[BUG] Checkpointing Causes Memory Crashes On Large Systems
Closed this issue · 1 comments
Describe the bug
Currently streaming to serialized checkpoint (.s3
) files causes crashes when doing FEP on large systems due to the machine running out of memory. For example, this particular system of around 770 residues causes memory crashes on a 32GB RAM machine after around 1ns of dynamics when the frame saving frequency is 100ps
. The memory usage of the SOMD2 process can also be seen to steadily climb as the simulation progresses. While it is possible to circumvent this issue by either severely decreasing the frame saving frequency or disabling checkpointing entirely, neither serve as a good long term solution to the problem.
To reproduce
Extract the provided tar.gz
file and run the SOMD2 input file with:
somd2 perturbablemin_system.bss --timestep 1fs --cutoff-type rf --equilibration-timestep 1fs --equilibration-time 500ps --checkpoint-frequency 500ps --frame-frequency 100ps
Given the timestep used and the size of the system, it might take awhile to run the FEP simulation to the point where it crashes.

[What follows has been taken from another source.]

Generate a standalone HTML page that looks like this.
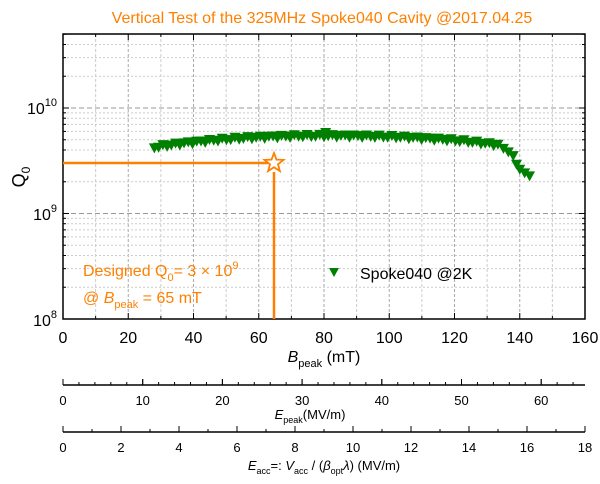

Also I believe running this on multiple GPUs at once is more problematic than just a single one, since with multiple GPU runs there will be multiple trajectories being stored in the memory at a given time.
Input files
Environment information:
SOMD2 version: 0.1.dev266+ge2e7a97
Sire version: 2024.1.0.dev+d971cfd
Thanks @akalpokas. I've tried writing the trajectory at each checkpoint, then using system.delete_all_frames()
to clear the buffer. However, this simply overwrites the trajectory each time with the frames between checkpoints, rather than appending new frames to the existing trajectory file. Perhaps there is another way to flush the memory. I've also had a look at the DCD
and DCDFile
classes in sire, but don't see an obvious way to append frames to an existing file.